:: Task to complete ::
All of the data should be output character for character, except the pictures.
**** Supplied information ****
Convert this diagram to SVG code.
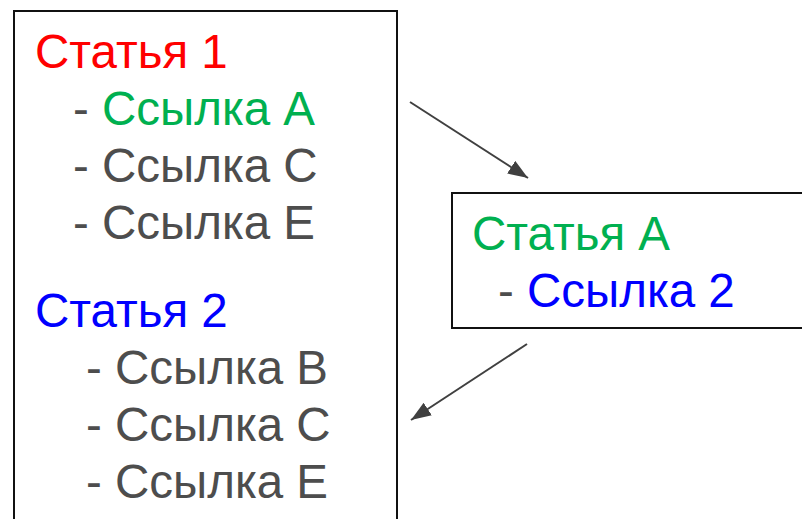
<svg xmlns="http://www.w3.org/2000/svg" width="802" height="519" viewBox="0 0 802 519">
<style>
text{font-family:"Liberation Sans",Arial,sans-serif;font-size:47.5px;fill:#4d4d4d}
.box{fill:#fff;stroke:#111;stroke-width:2}
.red{fill:#ff0000}.green{fill:#00b050}.blue{fill:#0000ff}
.conn{stroke:#404040;stroke-width:2;fill:none;marker-end:url(#ah)}
</style>
<defs>
<marker id="ah" viewBox="0 0 10 10" refX="10" refY="5" markerWidth="20" markerHeight="15" markerUnits="userSpaceOnUse" orient="auto" preserveAspectRatio="none">
<path d="M0,0L10,5L0,10z" fill="#404040"/>
</marker>
</defs>
<rect width="802" height="519" fill="#fff"/>
<g id="node-left">
<rect class="box" x="14" y="11" width="383" height="520"/>
<text x="35" y="68" class="red">Статья 1</text>
<text x="73" y="125">- <tspan class="green">Ссылка A</tspan></text>
<text x="73" y="182">- Ссылка C</text>
<text x="73" y="239">- Ссылка E</text>
<text x="35" y="327" class="blue">Статья 2</text>
<text x="86" y="384">- Ссылка B</text>
<text x="86" y="441">- Ссылка C</text>
<text x="86" y="498">- Ссылка E</text>
</g>
<g id="node-right">
<rect class="box" x="452" y="193" width="360" height="135"/>
<text x="472" y="250" class="green">Статья A</text>
<text x="498" y="307">- <tspan class="blue">Ссылка 2</tspan></text>
</g>
<g id="connectors">
<line class="conn" x1="410" y1="102" x2="528" y2="178"/>
<line class="conn" x1="527" y1="344" x2="411" y2="420"/>
</g>
</svg>
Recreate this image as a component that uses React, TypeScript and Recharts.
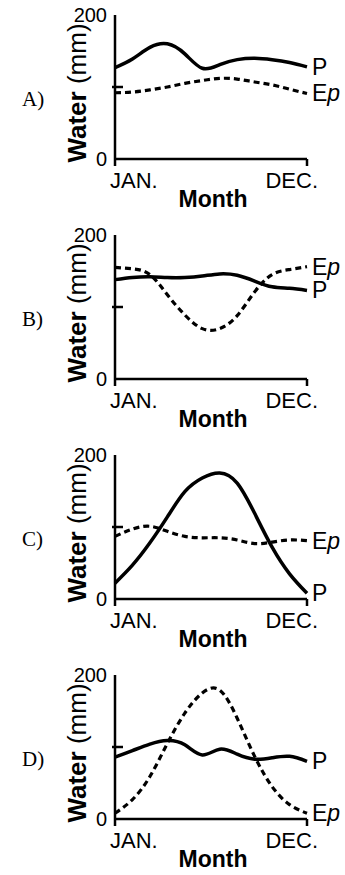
****
:: Response to this exercise ::
Convert this diagram to SVG code.
<svg xmlns="http://www.w3.org/2000/svg" width="802" height="519" viewBox="0 0 802 519">
<style>
text{font-family:"Liberation Sans",Arial,sans-serif;font-size:47.5px;fill:#4d4d4d}
.box{fill:#fff;stroke:#111;stroke-width:2}
.red{fill:#ff0000}.green{fill:#00b050}.blue{fill:#0000ff}
.conn{stroke:#404040;stroke-width:2;fill:none;marker-end:url(#ah)}
</style>
<defs>
<marker id="ah" viewBox="0 0 10 10" refX="10" refY="5" markerWidth="20" markerHeight="15" markerUnits="userSpaceOnUse" orient="auto" preserveAspectRatio="none">
<path d="M0,0L10,5L0,10z" fill="#404040"/>
</marker>
</defs>
<rect width="802" height="519" fill="#fff"/>
<g id="node-left">
<rect class="box" x="14" y="11" width="383" height="520"/>
<text x="35" y="68" class="red">Статья 1</text>
<text x="73" y="125">- <tspan class="green">Ссылка A</tspan></text>
<text x="73" y="182">- Ссылка C</text>
<text x="73" y="239">- Ссылка E</text>
<text x="35" y="327" class="blue">Статья 2</text>
<text x="86" y="384">- Ссылка B</text>
<text x="86" y="441">- Ссылка C</text>
<text x="86" y="498">- Ссылка E</text>
</g>
<g id="node-right">
<rect class="box" x="452" y="193" width="360" height="135"/>
<text x="472" y="250" class="green">Статья A</text>
<text x="498" y="307">- <tspan class="blue">Ссылка 2</tspan></text>
</g>
<g id="connectors">
<line class="conn" x1="410" y1="102" x2="528" y2="178"/>
<line class="conn" x1="527" y1="344" x2="411" y2="420"/>
</g>
</svg>
Recreate this image as a component that uses React, TypeScript and Recharts.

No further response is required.